● SET EXERCISE
Retype, word for word, the lines between the ones holding "Generate a Python" and "width = 0.68", inclusive; pictures stay out of the copy.
— Begin MATERIAL PROVIDED —
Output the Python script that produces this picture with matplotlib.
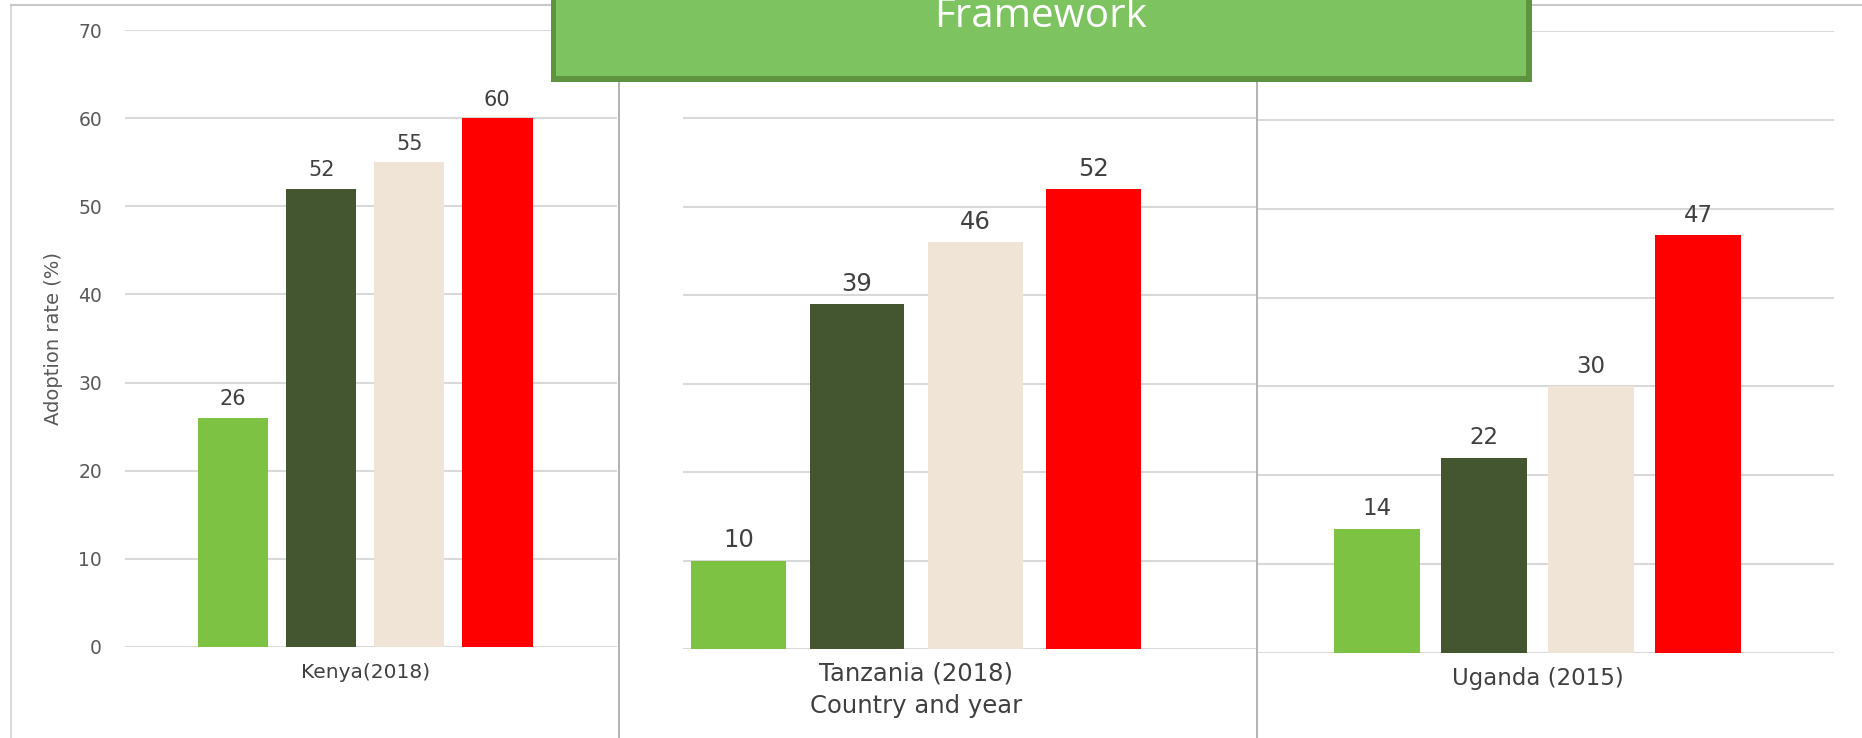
import numpy as np
import matplotlib.pyplot as plt
from matplotlib.patches import Rectangle
from matplotlib.lines import Line2D

# data
countries = ['Kenya(2018)', 'Tanzania (2018)', 'Uganda (2015)']
kenya = [26, 52, 55, 60]
tanzania = [10, 39, 46, 52]
uganda = [14, 22, 30, 47]
series_colors = ['#7DC242', '#43562F', '#F0E4D6', '#FF0000']
yticks = [0, 10, 20, 30, 40, 50, 60, 70]

W, H = 1862, 738
plt.rcParams['font.family'] = ['DejaVu Sans']
fig = plt.figure(figsize=(W / 100, H / 100), dpi=100)


def px_axes(x0, x1, y_top, y_bottom):
    # pixel box (top-left origin) -> figure axes
    return fig.add_axes([x0 / W, 1 - y_bottom / H, (x1 - x0) / W, (y_bottom - y_top) / H])


# (values, axes px box, xlim, label px y, value label size, category label size)
panels = [
    (kenya, (125, 617, 30, 647), (-1.23, 4.36), 672, 15, 14.5),
    (tanzania, (683, 1256, 30, 649), (-0.47, 4.37), 674, 17.5, 17.5),
    (uganda, (1258, 1834, 31, 653), (-1.11, 4.27), 678, 16.5, 16.5),
]

for i, (vals, box, xl, lab_y, vfs, cfs) in enumerate(panels):
    ax = px_axes(*box)
    x = np.arange(len(vals))
    bars = ax.bar(x, vals, width=0.8, color=series_colors, zorder=3)
    ax.bar_label(bars, labels=[str(v) for v in vals], padding=6,
                 fontsize=vfs, color='#404040')
    ax.set_xlim(*xl)
    ax.set_ylim(0, 70)
    ax.set_yticks(yticks)
    ax.grid(axis='y', color='#D9D9D9', linewidth=1.5, zorder=0)
    ax.set_xticks([])
    for s in ax.spines.values():
        s.set_visible(False)
    ax.tick_params(axis='y', length=0, labelsize=13.5, labelcolor='#595959', pad=16.5)
    if i == 0:
        ax.set_ylabel('Adoption rate (%)', fontsize=14, color='#595959')
        ax.yaxis.set_label_coords(-(125 - 63) / 492, 0.5)
    else:
        ax.set_yticklabels([])
    h = box[3] - box[2]
    # category label sits under the centre of the bar group
    trans = ax.get_xaxis_transform()
    ax.text(x.mean(), -(lab_y - box[3]) / h, countries[i], transform=trans,
            ha='center', va='center', fontsize=cfs, color='#404040')
    if i == 1:
        ax.text(x.mean(), -(706 - box[3]) / h, 'Country and year', transform=trans,
                ha='center', va='center', fontsize=17.5, color='#404040')

# borders and panel dividers
fig.add_artist(Line2D([11 / W, 11 / W], [0, 1 - 5 / H], color='#D9D9D9', lw=1.5))
fig.add_artist(Line2D([11 / W, 1], [1 - 5 / H, 1 - 5 / H], color='#C8C8C8', lw=1.5))
for xd in [619, 1257]:
    fig.add_artist(Line2D([xd / W, xd / W], [0, 1 - 80 / H], color='#A6A6A6', lw=1.2))

# green title box
fig.add_artist(Rectangle((551 / W, 1 - 82 / H), (1532 - 551) / W, 90 / H,
                         transform=fig.transFigure, facecolor='#5E9440',
                         edgecolor='none', zorder=10))
fig.add_artist(Rectangle((556 / W, 1 - 76 / H), (1526 - 556) / W, 90 / H,
                         transform=fig.transFigure, facecolor='#7DC35F',
                         edgecolor='none', zorder=11))
fig.text(1040 / W, 1 - 27 / H, 'Framework', ha='center', va='baseline',
         fontsize=29, color='white', family=['Open Sans', 'DejaVu Sans'], zorder=12)

fig.savefig('out.png', dpi=100)
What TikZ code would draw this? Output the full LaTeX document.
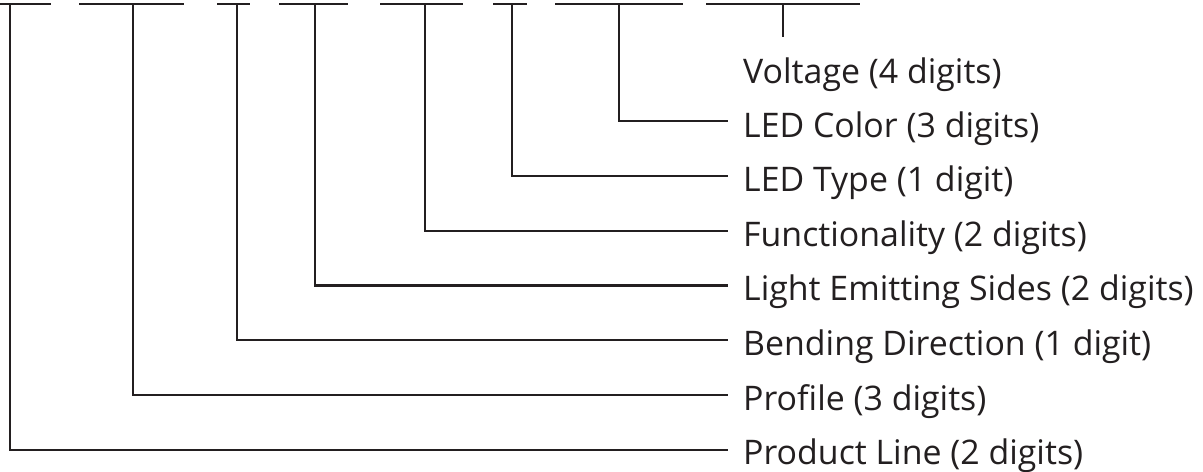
\documentclass[tikz,border=0pt]{standalone}
\usepackage{fontspec}
\setmainfont{Open Sans}
\definecolor{ink}{HTML}{231F20}
\begin{document}
\begin{tikzpicture}[x=1bp,y=-1bp,
  bar/.style={draw=ink,line width=2.4bp},
  conn/.style={draw=ink,line width=2.4bp},
  lbl/.style={anchor=base west,inner sep=0pt,text=ink,font=\fontsize{34}{40}\selectfont}]
\useasboundingbox (0,0) rectangle (1203,472);
% top bars
\foreach \a/\b in {0/51,79/184,217/250,279/348,380/463,493/527,555/683,706/860}
  \draw[bar] (\a,4) -- (\b,4);
% coordinates
\foreach \n/\x/\y in {a/10/450,b/133/395,c/237/340,d/315/285.5,e/425/231,f/512/176,g/619/121}{
  \coordinate (t\n) at (\x,4);
  \coordinate (e\n) at (728,\y);
}
\coordinate (th) at (783,4);
\coordinate (eh) at (783,37);
% labels
\node[lbl] (la) at (743,465) {Product Line (2 digits)};
\node[lbl] (lb) at (743,410.5) {Profile (3 digits)};
\node[lbl] (lc) at (743,356) {Bending Direction (1 digit)};
\node[lbl] (ld) at (743,301) {Light Emitting Sides (2 digits)};
\node[lbl] (le) at (743,247) {Functionality (2 digits)};
\node[lbl] (lf) at (743,192) {LED Type (1 digit)};
\node[lbl] (lg) at (743,137.5) {LED Color (3 digits)};
\node[lbl] (lh) at (743,84) {Voltage (4 digits)};
% connectors
\foreach \n in {a,b,c,d,e,f,g}
  \draw[conn] (t\n) |- (e\n);
\draw[conn] (th) -- (eh);
\end{tikzpicture}
\end{document}
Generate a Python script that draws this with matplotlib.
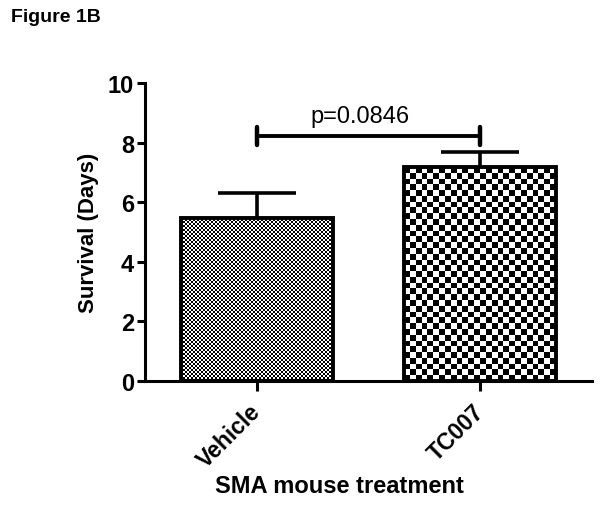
import numpy as np
import matplotlib
matplotlib.use("Agg")
import matplotlib.pyplot as plt
from matplotlib.patches import Rectangle

plt.rcParams['font.family'] = ['Liberation Sans', 'DejaVu Sans']

categories = ["Vehicle", "TC007"]
means = [5.48, 7.18]
sems = [0.83, 0.50]
p_text = "p=0.0846"
bracket_y = 8.22
cell_px = [2.0, 5.8]   # checker cell size in pixels

fig = plt.figure(figsize=(6.01, 5.06), dpi=100)
ax = fig.add_axes([145/601, 1-382/506, (592-145)/601, (382-84)/506])
ax.set_xlim(-0.5, 1.5)
ax.set_ylim(0, 10)

x = np.arange(len(categories))
width = 0.68

# error bars (below bars so that lower half is hidden)
ax.errorbar(x, means, yerr=sems, fmt='none', ecolor='black', elinewidth=2.6,
            capsize=28, capthick=2.6, zorder=1, clip_on=False)

px_per_x = (592-145) / 2.0
px_per_y = (382-84) / 10.0
for xi, m, cp in zip(x, means, cell_px):
    wpx = width * px_per_x
    hpx = m * px_per_y
    nx = max(1, int(round(wpx / cp)))
    ny = max(1, int(round(hpx / cp)))
    ii, jj = np.indices((ny, nx))
    board = ((ii + jj) % 2).astype(float)
    rect = Rectangle((xi - width/2, 0), width, m, facecolor='white',
                     edgecolor='none', zorder=2)
    ax.add_patch(rect)
    im = ax.imshow(board, cmap='gray', vmin=0, vmax=1, interpolation='nearest',
                   extent=(xi - width/2, xi + width/2, 0, m), origin='lower',
                   aspect='auto', zorder=3)
    im.set_clip_path(rect)
    ax.add_patch(Rectangle((xi - width/2, 0), width, m, facecolor='none',
                           edgecolor='black', linewidth=2.8, zorder=4,
                           joinstyle='miter'))

ax.set_xlim(-0.5, 1.5)
ax.set_ylim(0, 10)
ax.set_aspect('auto')

# significance bracket
ax.plot([0, 1], [bracket_y, bracket_y], color='black', lw=2.8, zorder=5,
        solid_capstyle='butt')
for xb in (0, 1):
    ax.plot([xb, xb], [bracket_y - 0.3, bracket_y + 0.3], color='black',
            lw=3.2, zorder=5, solid_capstyle='round')
ax.text(0.46, bracket_y + 0.32, p_text, ha='center', va='bottom',
        fontsize=17, color='black')

for s in ['top', 'right']:
    ax.spines[s].set_visible(False)
for s in ['left', 'bottom']:
    ax.spines[s].set_linewidth(2.2)

ax.set_yticks([0, 2, 4, 6, 8, 10])
ax.set_yticklabels(['0', '2', '4', '6', '8', '10'], fontsize=17, fontweight='bold')
ax.tick_params(axis='y', direction='out', length=6, width=2.2, pad=2)
ax.set_xticks(x)
ax.set_xticklabels(categories, fontsize=16.5, fontweight='bold', rotation=45,
                   ha='right', va='center', rotation_mode='anchor')
ax.tick_params(axis='x', direction='out', length=7, width=2.2, pad=12)

ax.set_ylabel("Survival (Days)", fontsize=16, fontweight='bold', labelpad=6)

fig.text(339/601, 1-493/506, "SMA mouse treatment", fontsize=17,
         fontweight='bold', ha='center', va='baseline')

fig.text(11/601, 1-22/506, "Figure 1B", fontsize=14, fontweight='bold',
         ha='left', va='baseline')

fig.savefig("out.png", dpi=100)
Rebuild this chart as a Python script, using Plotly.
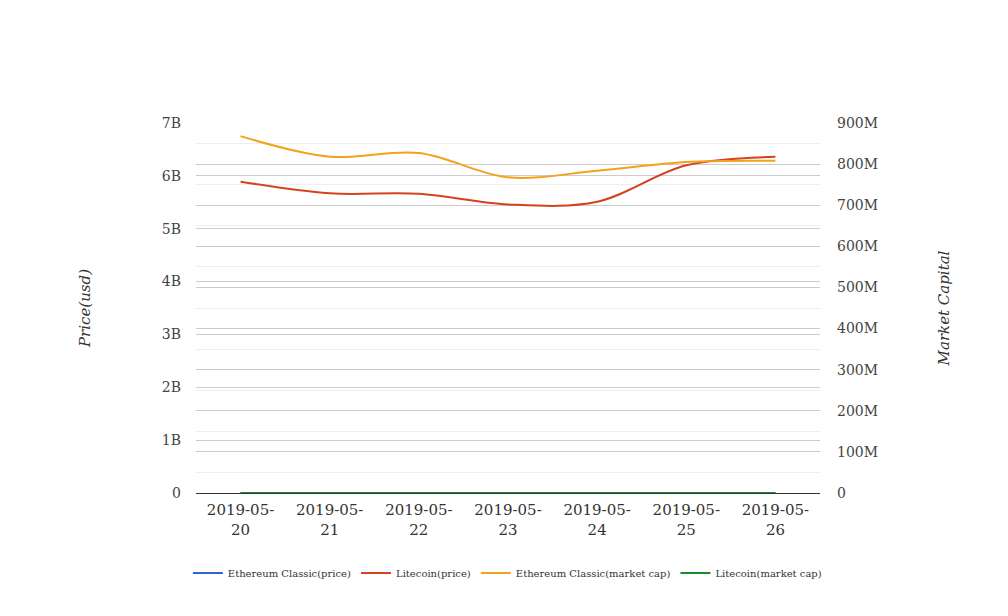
import plotly.graph_objects as go

dates = ["2019-05-20", "2019-05-21", "2019-05-22", "2019-05-23", "2019-05-24", "2019-05-25", "2019-05-26"]
date_labels = ["2019-05-<br>20", "2019-05-<br>21", "2019-05-<br>22", "2019-05-<br>23", "2019-05-<br>24", "2019-05-<br>25", "2019-05-<br>26"]

etc_price = [6.8, 6.5, 6.6, 6.2, 6.3, 6.5, 6.5]
ltc_price = [5.89e9, 5.67e9, 5.66e9, 5.46e9, 5.51e9, 6.20e9, 6.36e9]
etc_mcap = [868e6, 818e6, 827e6, 768e6, 784e6, 805e6, 808e6]
ltc_mcap = [92.0, 88.0, 88.5, 85.0, 86.0, 97.0, 101.0]

left_ticks = [0, 1e9, 2e9, 3e9, 4e9, 5e9, 6e9, 7e9]
left_labels = ["0", "1B", "2B", "3B", "4B", "5B", "6B", "7B"]
right_ticks = [0, 100e6, 200e6, 300e6, 400e6, 500e6, 600e6, 700e6, 800e6, 900e6]
right_labels = ["0", "100M", "200M", "300M", "400M", "500M", "600M", "700M", "800M", "900M"]

font = "DejaVu Serif"
fig = go.Figure()
fig.add_trace(go.Scatter(x=dates, y=etc_price, name="Ethereum Classic(price)", mode="lines",
                         line=dict(color="#3366cc", width=2, shape="spline"), yaxis="y"))
fig.add_trace(go.Scatter(x=dates, y=ltc_price, name="Litecoin(price)", mode="lines",
                         line=dict(color="#d4421e", width=2, shape="spline"), yaxis="y"))
fig.add_trace(go.Scatter(x=dates, y=etc_mcap, name="Ethereum Classic(market cap)", mode="lines",
                         line=dict(color="#f2a21b", width=2, shape="spline"), yaxis="y2"))
fig.add_trace(go.Scatter(x=dates, y=ltc_mcap, name="Litecoin(market cap)", mode="lines",
                         line=dict(color="#1a8c2a", width=2, shape="spline"), yaxis="y2"))

fig.update_layout(
    width=1008, height=616,
    margin=dict(l=188, r=196, t=115, b=131),
    paper_bgcolor="white", plot_bgcolor="white",
    font=dict(family=font, color="#444", size=14),
    showlegend=True,
    legend=dict(orientation="h", x=1.011, xanchor="right",
                y=-0.216, yanchor="middle",
                font=dict(size=10, color="#333", family=font), itemwidth=30, tracegroupgap=0),
    xaxis=dict(type="category", tickvals=dates, ticktext=date_labels, range=[-0.5, 6.5],
               showgrid=False, showline=True, linecolor="#333", linewidth=1, automargin=False,
               ticks="", ticklabelstandoff=3, tickfont=dict(size=15, color="#333"), zeroline=False),
    yaxis=dict(range=[0, 7e9], tickvals=left_ticks, ticktext=left_labels, automargin=False,
               showgrid=True, gridcolor="#cccccc", zeroline=False, showline=False,
               ticks="", ticklabelstandoff=14, tickfont=dict(size=14, color="#444"),
               title=dict(text="<i>Price(usd)</i>", font=dict(size=15, color="#333"), standoff=67)),
    yaxis2=dict(range=[0, 900e6], tickvals=right_ticks, ticktext=right_labels, overlaying="y", side="right",
                showgrid=True, gridcolor="#cccccc", zeroline=False, showline=False, automargin=False,
                minor=dict(dtick=50e6, tick0=0, showgrid=True, gridcolor="#eeeeee"),
                ticks="", ticklabelstandoff=16, tickfont=dict(size=14, color="#444"),
                title=dict(text="<i>Market Capital</i>", font=dict(size=15, color="#333"), standoff=61)),
)

fig.write_html("out.html")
— End MATERIAL PROVIDED —
● OUTPUT FOR THIS EXERCISE
Generate a Python script that draws this with matplotlib.
import numpy as np
import matplotlib
matplotlib.use("Agg")
import matplotlib.pyplot as plt
from matplotlib.patches import Rectangle

plt.rcParams['font.family'] = ['Liberation Sans', 'DejaVu Sans']

categories = ["Vehicle", "TC007"]
means = [5.48, 7.18]
sems = [0.83, 0.50]
p_text = "p=0.0846"
bracket_y = 8.22
cell_px = [2.0, 5.8]   # checker cell size in pixels

fig = plt.figure(figsize=(6.01, 5.06), dpi=100)
ax = fig.add_axes([145/601, 1-382/506, (592-145)/601, (382-84)/506])
ax.set_xlim(-0.5, 1.5)
ax.set_ylim(0, 10)

x = np.arange(len(categories))
width = 0.68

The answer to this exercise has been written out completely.